- _Provided records_

--- --- ---

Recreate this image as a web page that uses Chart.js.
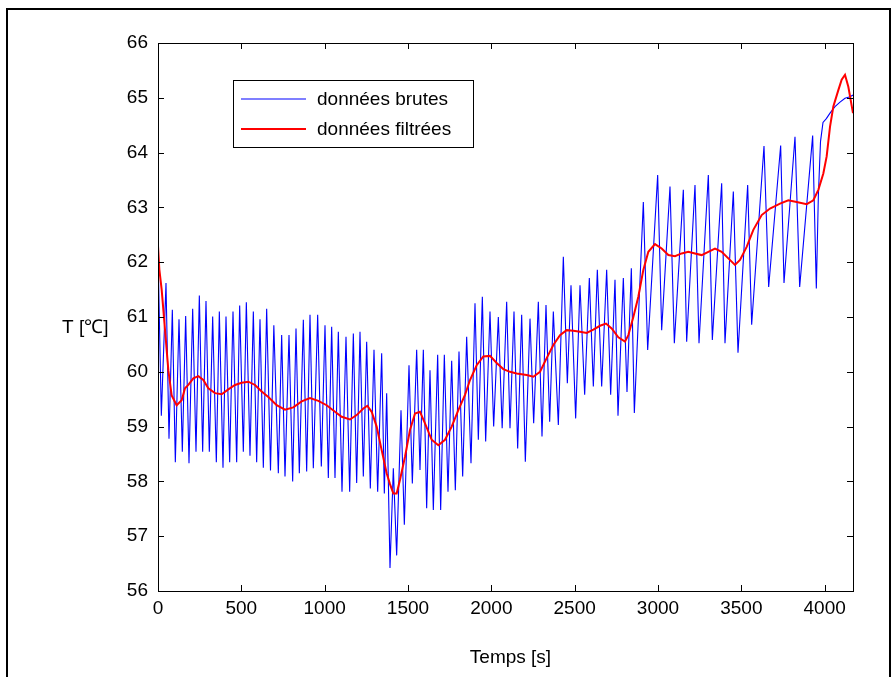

--- --- ---

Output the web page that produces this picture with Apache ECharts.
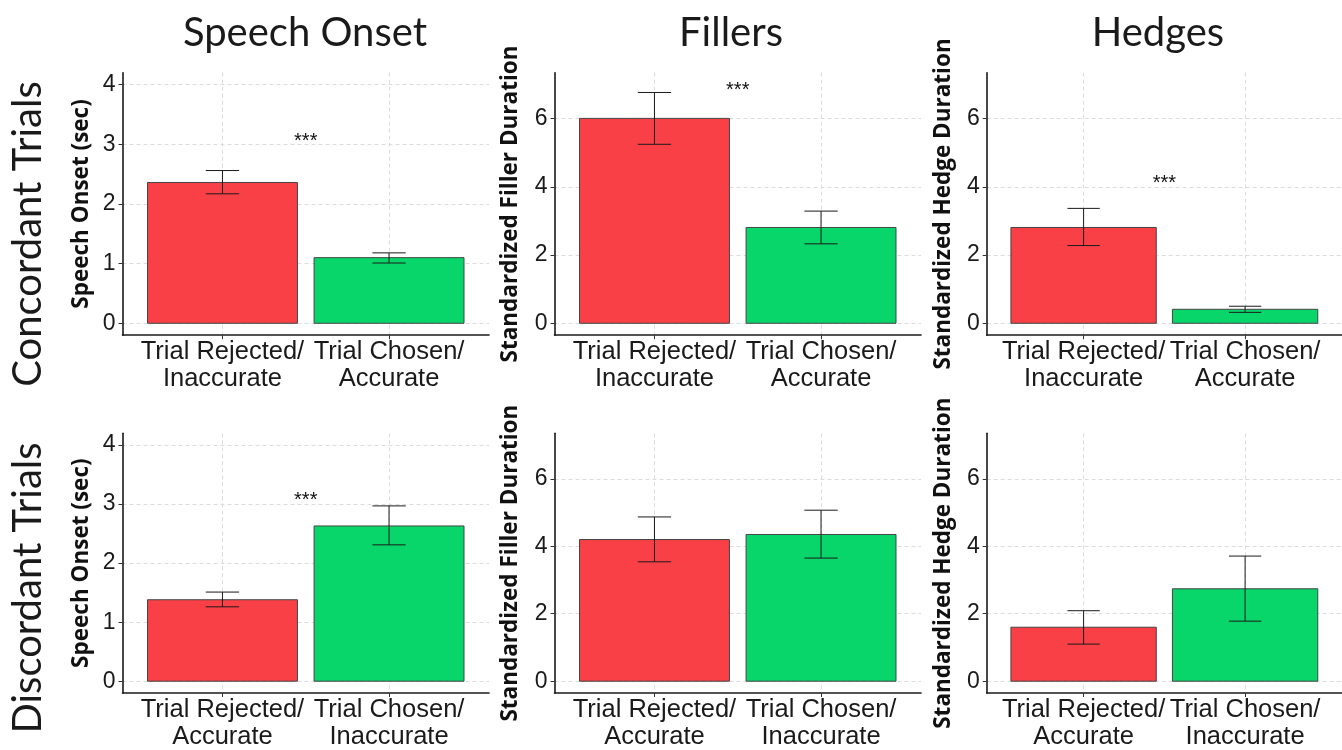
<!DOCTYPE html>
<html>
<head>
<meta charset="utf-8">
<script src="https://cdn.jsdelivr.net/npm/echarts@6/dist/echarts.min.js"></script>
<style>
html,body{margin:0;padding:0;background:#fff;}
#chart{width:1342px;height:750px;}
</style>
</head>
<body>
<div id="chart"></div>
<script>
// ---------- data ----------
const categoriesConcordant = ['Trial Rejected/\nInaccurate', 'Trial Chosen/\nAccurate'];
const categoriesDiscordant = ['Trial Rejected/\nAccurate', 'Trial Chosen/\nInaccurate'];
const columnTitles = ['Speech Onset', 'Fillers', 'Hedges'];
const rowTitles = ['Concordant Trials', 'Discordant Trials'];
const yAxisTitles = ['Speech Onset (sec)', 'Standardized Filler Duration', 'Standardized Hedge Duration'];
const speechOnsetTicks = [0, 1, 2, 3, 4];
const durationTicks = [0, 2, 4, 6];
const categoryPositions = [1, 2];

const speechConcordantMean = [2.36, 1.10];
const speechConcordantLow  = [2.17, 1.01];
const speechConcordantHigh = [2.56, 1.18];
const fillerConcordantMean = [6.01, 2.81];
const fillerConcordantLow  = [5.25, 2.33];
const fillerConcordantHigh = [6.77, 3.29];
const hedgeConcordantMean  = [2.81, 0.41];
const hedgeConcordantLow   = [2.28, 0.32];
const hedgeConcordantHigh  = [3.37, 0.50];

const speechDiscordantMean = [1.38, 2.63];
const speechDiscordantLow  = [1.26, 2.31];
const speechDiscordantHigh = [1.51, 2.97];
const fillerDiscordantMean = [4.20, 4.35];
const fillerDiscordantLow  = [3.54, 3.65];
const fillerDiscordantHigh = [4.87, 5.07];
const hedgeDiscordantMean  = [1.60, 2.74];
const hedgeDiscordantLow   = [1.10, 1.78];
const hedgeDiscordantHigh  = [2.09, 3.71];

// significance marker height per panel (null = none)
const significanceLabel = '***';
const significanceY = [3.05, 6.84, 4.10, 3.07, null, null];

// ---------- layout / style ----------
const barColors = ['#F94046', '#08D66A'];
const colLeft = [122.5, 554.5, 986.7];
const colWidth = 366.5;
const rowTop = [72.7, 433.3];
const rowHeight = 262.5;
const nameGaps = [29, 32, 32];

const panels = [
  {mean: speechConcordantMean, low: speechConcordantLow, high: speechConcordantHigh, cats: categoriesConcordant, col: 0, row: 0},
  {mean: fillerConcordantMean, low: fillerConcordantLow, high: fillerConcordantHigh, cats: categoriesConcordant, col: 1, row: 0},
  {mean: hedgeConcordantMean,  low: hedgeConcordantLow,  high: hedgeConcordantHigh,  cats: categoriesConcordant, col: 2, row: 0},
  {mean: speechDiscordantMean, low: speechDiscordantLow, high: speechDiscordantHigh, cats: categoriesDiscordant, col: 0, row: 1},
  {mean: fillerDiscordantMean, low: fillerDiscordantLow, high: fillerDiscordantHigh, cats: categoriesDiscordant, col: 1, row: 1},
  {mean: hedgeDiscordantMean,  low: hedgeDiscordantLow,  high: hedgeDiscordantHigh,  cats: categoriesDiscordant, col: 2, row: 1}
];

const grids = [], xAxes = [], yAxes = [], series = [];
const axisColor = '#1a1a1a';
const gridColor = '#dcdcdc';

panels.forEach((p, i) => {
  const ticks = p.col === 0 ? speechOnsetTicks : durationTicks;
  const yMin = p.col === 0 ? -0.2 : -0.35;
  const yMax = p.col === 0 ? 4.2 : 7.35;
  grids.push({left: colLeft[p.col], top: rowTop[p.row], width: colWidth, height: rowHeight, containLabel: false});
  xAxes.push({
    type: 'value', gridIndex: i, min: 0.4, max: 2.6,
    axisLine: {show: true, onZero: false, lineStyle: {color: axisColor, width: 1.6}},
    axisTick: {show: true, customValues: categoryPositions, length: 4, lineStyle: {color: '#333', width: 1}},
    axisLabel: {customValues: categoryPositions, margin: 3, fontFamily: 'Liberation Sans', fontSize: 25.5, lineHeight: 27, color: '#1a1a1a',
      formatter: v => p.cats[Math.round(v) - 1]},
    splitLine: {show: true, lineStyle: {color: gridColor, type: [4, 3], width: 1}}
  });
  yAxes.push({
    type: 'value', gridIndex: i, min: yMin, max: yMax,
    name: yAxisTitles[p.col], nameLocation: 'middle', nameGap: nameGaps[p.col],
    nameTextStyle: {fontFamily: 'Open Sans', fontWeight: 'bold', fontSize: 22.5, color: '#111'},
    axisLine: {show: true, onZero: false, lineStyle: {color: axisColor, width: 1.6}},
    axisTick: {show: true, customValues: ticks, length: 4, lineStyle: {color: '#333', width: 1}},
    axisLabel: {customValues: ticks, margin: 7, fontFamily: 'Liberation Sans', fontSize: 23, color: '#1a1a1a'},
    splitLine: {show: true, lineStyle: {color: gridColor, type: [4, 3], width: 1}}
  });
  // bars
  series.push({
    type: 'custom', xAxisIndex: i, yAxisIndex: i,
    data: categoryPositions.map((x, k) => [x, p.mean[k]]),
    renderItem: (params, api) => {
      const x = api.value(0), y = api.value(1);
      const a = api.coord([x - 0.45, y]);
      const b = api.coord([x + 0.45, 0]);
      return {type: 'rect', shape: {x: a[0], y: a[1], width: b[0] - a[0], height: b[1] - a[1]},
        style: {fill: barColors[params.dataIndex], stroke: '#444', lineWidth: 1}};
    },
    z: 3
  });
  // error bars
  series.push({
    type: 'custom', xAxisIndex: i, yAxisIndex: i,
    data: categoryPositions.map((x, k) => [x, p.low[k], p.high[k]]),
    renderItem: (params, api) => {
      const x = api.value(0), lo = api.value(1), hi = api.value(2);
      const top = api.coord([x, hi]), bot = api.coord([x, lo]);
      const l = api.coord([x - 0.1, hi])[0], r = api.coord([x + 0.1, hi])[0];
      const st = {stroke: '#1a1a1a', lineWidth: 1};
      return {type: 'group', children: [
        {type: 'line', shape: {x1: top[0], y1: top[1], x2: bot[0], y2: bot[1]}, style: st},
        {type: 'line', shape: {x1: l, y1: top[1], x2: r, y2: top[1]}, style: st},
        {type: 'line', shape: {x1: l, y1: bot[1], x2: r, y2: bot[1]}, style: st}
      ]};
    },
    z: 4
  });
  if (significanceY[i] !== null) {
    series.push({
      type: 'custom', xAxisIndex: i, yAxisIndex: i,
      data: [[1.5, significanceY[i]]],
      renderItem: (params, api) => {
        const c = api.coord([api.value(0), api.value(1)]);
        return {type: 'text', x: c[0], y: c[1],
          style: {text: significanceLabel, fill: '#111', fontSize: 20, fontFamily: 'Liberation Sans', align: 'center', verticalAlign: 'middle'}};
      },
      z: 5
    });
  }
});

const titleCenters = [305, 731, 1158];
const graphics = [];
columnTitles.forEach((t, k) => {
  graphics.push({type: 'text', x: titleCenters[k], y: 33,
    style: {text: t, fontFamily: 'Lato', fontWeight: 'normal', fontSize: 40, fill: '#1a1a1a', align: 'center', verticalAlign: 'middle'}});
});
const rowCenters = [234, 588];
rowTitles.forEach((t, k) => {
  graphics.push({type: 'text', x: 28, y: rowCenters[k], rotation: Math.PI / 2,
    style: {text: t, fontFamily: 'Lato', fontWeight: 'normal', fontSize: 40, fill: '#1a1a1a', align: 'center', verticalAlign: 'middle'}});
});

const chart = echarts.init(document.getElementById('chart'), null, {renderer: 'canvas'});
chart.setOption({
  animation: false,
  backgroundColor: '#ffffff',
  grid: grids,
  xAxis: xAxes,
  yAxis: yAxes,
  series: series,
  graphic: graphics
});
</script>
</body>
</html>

--- --- ---

- _Task directions_
Copy out every line in the listing where the word "this" appears.

- _Answer to the exercise_
Recreate this image as a web page that uses Chart.js.
Output the web page that produces this picture with Apache ECharts.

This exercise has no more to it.